HL Deb 15 October 1997 vol 582 cc193-4WA
Baroness Ramsay of Cartvale

asked Her Majesty's Government:

What changes they propose to make to the current system of judicial appointments.

The Lord Chancellor (Lord Irvine of Lairg)

It is essential in the public interest that the judiciary at every level is of the highest possible quality. Appointments will continue to be made strictly on merit, after the independent views of the judiciary and the legal profession have been taken into consideration by the Lord Chancellor; and appointment to full-time office normally made only after satisfactory service in part-time judging.

Nevertheless, improvements can be made. I intend to present an annual report to Parliament on the operation of the judicial appointments system. The first report will cover the period 1998–99. I also intend to end the system of appointment to the High Court bench only by invitation and to invite applications for appointments to the High Court bench, so that all with judicial ambitions can be assured that their cases are properly considered.

I propose to ensure appropriate flexibility in part-time sittings arrangements where, for example, women or men have taken career breaks for family reasons. My officials are developing plans to ensure that those who sit part-time may be able to concentrate their sittings into a shorter period of time than at present. By this means these career breaks will not, so far as practicable, impede career development.

I intend to increase the upper age limit for appointment as Assistant Recorder from 50 to 53 in future competition rounds. Raising the age limit to 53 will widen the pool of potential applicants. The normal period of service as an Assistant Recorder and Recorder, before appointment to the Circuit bench, is five to seven years and an appointment to the Circuit bench at or around 60 would enable the judge to serve for a minimum of 10 years before retiring at 70.

In the longer term I intend to review whether an Ombudsman should be appointed with power to examine fully complaints from anyone who feels unfairly treated by the appointments process; and to review the appointment procedures for deputy High Court judge appointments. I have recently appointed two solicitors, direct from the profession, to act as deputy High Court judges. This has not happened before. I also intend to review the scope to improve arrangements for appraisal of performance of the part-time judiciary, not least to improve the assessments of their performance which contribute to my decisions on applications for full-time office.

Since becoming Lord Chancellor I have decided to involve in the process of shortlisting judicial candidates for interviews both judges and lay members, who will have, in advance, a summary of the views expressed in consultation about every applicant. An additional 28 lay members have been appointed to assist in the shortlisting and interviewing of candidates for a range of judicial appointments including those of Circuit judge, District judge and Assistant Recorder. I have taken steps to promote work on equal opportunities, in conjunction with the legal profession, which I will announce shortly. I have required that any allegation of misconduct made in the course of consultation about a judicial candidate must be specific and subject to disclosure to the candidate.

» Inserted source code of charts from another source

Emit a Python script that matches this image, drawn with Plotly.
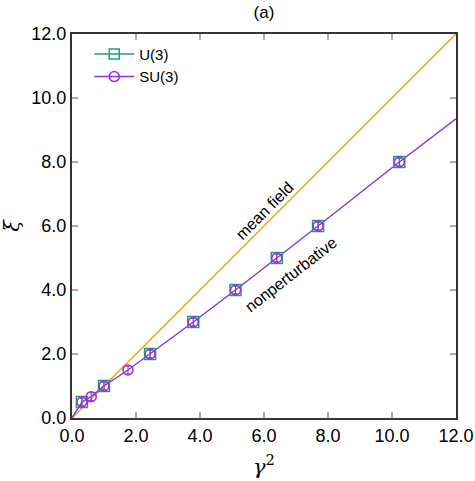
import plotly.graph_objects as go

# SU(3) data (all points) and U(3) data (subset)
su3_gamma2 = [0.31, 0.60, 1.00, 1.75, 2.44, 3.79, 5.11, 6.40, 7.69, 10.23]
su3_xi = [0.5, 0.667, 1.0, 1.5, 2.0, 3.0, 4.0, 5.0, 6.0, 8.0]
su3_err = [0.12, 0.12, 0.12, 0.12, 0.12, 0.12, 0.12, 0.12, 0.12, 0.12]

u3_gamma2 = [0.31, 1.00, 2.44, 3.79, 5.11, 6.40, 7.69, 10.23]
u3_xi = [0.5, 1.0, 2.0, 3.0, 4.0, 5.0, 6.0, 8.0]
u3_err = [0.12, 0.12, 0.12, 0.12, 0.12, 0.12, 0.12, 0.12]

# curves
mf_gamma2 = [0.0, 12.0]
mf_xi = [0.0, 12.0]
np_gamma2 = [0.0, 0.31, 0.60, 1.00, 1.75, 2.44, 3.79, 5.11, 6.40, 7.69, 10.23, 12.0]
np_xi = [0.0, 0.5, 0.667, 1.0, 1.5, 2.0, 3.0, 4.0, 5.0, 6.0, 8.0, 9.35]

green = "#1f9e78"
purple = "#9b2ee0"
line_purple = "#7e3fd6"
orange = "#f0a30a"

fig = go.Figure()

fig.add_trace(go.Scatter(x=mf_gamma2, y=mf_xi, mode="lines",
                         line=dict(color=orange, width=1.5), showlegend=False))
fig.add_trace(go.Scatter(x=np_gamma2, y=np_xi, mode="lines",
                         line=dict(color=line_purple, width=1.5), showlegend=False))

fig.add_trace(go.Scatter(
    x=u3_gamma2, y=u3_xi, mode="markers", name="U(3)",
    marker=dict(symbol="square-open", size=11, color=green, line=dict(width=1.5)),
    error_y=dict(type="data", array=u3_err, color=green, thickness=1, width=2),
    showlegend=False,
))
fig.add_trace(go.Scatter(
    x=su3_gamma2, y=su3_xi, mode="markers", name="SU(3)",
    marker=dict(symbol="circle-open", size=10, color=purple, line=dict(width=1.5)),
    error_y=dict(type="data", array=su3_err, color=purple, thickness=1, width=2),
    showlegend=False,
))

# legend entries
fig.add_trace(go.Scatter(
    x=[None], y=[None], mode="lines+markers", name="U(3)",
    line=dict(color=green, width=1.5),
    marker=dict(symbol="square-open", size=10, color=green, line=dict(width=1.5)),
))
fig.add_trace(go.Scatter(
    x=[None], y=[None], mode="lines+markers", name="SU(3)",
    line=dict(color=purple, width=1.5),
    marker=dict(symbol="circle-open", size=10, color=purple, line=dict(width=1.5)),
))

fig.add_annotation(x=6.03, y=6.47, text="mean field", showarrow=False,
                   textangle=-45, font=dict(size=16, color="black"))
fig.add_annotation(x=6.84, y=4.5, text="nonperturbative", showarrow=False,
                   textangle=-37.8, font=dict(size=16, color="black"))

axis_style = dict(
    range=[0, 12], dtick=2, tickformat=".1f", automargin=False,
    showgrid=False, zeroline=False,
    showline=True, linecolor="#333333", linewidth=2, mirror="ticks",
    ticks="inside", ticklen=6, tickcolor="#aaaaaa", tickwidth=1.5,
    tickfont=dict(size=18, color="black", family="Liberation Sans"),
)

fig.update_xaxes(**axis_style,
                 title=dict(text="<i>γ</i><sup>2</sup>",
                            font=dict(size=21, family="DejaVu Serif", color="black")))
fig.update_yaxes(**axis_style,
                 title=dict(text="<i>ξ</i>",
                            font=dict(size=21, family="DejaVu Serif", color="black")))

fig.update_layout(
    width=475, height=481,
    margin=dict(l=72, r=19, t=34, b=63),
    paper_bgcolor="white", plot_bgcolor="white",
    font=dict(family="Liberation Sans", color="black"),
    title=dict(text="(a)", x=0.5, xref="paper", y=0.975, yanchor="middle",
               font=dict(size=17, color="black")),
    legend=dict(x=0.045, y=0.99, xanchor="left", yanchor="top",
                bgcolor="rgba(0,0,0,0)", font=dict(size=15),
                tracegroupgap=0, itemwidth=40),
)

# page body has a default margin; remove it so the figure sits at the window corner
fig.write_html("out.html", config={"displayModeBar": False},
               post_script="document.body.style.margin='0';document.body.style.overflow='hidden';")
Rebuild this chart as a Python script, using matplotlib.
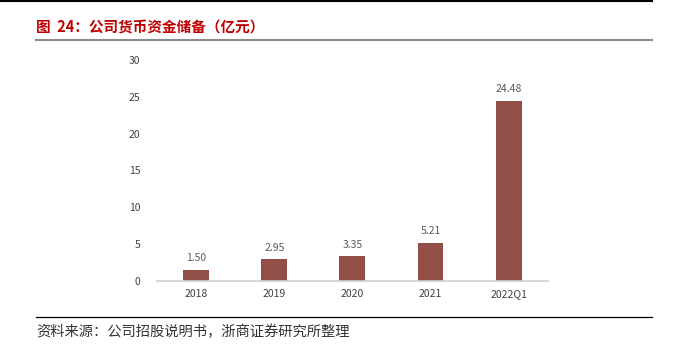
import matplotlib.pyplot as plt
from matplotlib.lines import Line2D

plt.rcParams['font.family'] = ['Noto Sans CJK SC', 'DejaVu Sans']

# data
categories = ['2018', '2019', '2020', '2021', '2022Q1']
values = [1.50, 2.95, 3.35, 5.21, 24.48]
labels = ['1.50', '2.95', '3.35', '5.21', '24.48']

fig = plt.figure(figsize=(6.77, 3.53), dpi=100)

# header / footer rules
fig.add_artist(Line2D([0, 0.963], [0.997, 0.997], color='black', lw=1.5))
fig.add_artist(Line2D([0.053, 0.963], [0.886, 0.886], color='#8c8c8c', lw=1.5))
fig.add_artist(Line2D([0.053, 0.963], [0.102, 0.102], color='black', lw=0.9))

fig.text(0.053, 0.922, '图  24：公司货币资金储备（亿元）', color='#c00000',
         fontsize=10.5, fontweight='bold', va='center', ha='left')
fig.text(0.053, 0.060, '资料来源：公司招股说明书，浙商证券研究所整理', color='#333333',
         fontsize=10.3, va='center', ha='left')

ax = fig.add_axes([0.232, 0.204, 0.577, 0.626])
x = range(len(categories))
bars = ax.bar(x, values, width=0.33, color='#914F47')
for xi, v, t in zip(x, values, labels):
    ax.text(xi, v + 0.9, t, ha='center', va='bottom', fontsize=7.5, color='#595959')

ax.set_xlim(-0.5, len(categories) - 0.5)
ax.set_ylim(0, 30)
ax.set_yticks([0, 5, 10, 15, 20, 25, 30])
ax.set_xticks(list(x))
ax.set_xticklabels(categories)
ax.tick_params(axis='both', length=0, labelsize=7.5, labelcolor='#404040')
ax.tick_params(axis='y', pad=12)
ax.tick_params(axis='x', pad=6)
for s in ['top', 'right', 'left']:
    ax.spines[s].set_visible(False)
ax.spines['bottom'].set_color('#d0d0d0')
ax.spines['bottom'].set_linewidth(1.2)

fig.savefig('out.png', dpi=100)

So far as the magistracy is concerned, I have increased for the first time the upper age limit for appointment as a lay magistrate to 65, so as to draw from the pool of the age group 55–65 to achieve a better social and political balance on the bench. This age group includes many who may have taken early retirement. I have also opened the magistracy to blind candidates on an experimental basis.

I believe that these positive measures will strengthen the openness, flexibility and effectiveness of the arrangements for judicial appointments. I do not rule out further measures in due course. I earlier announced [Official Report 23 June 1997 col. WA 145] that I proposed to consult on the merits of establishing a Judicial Appointments Commission. However, in the light of the measures that I have listed above; the resources of my department; and the other substantial priorities facing my department, including a very heavy workload connected with legal aid and civil justice reforms, I have decided not to proceed with further work on a possible commission, but to concentrate on making those changes I regard as most urgent.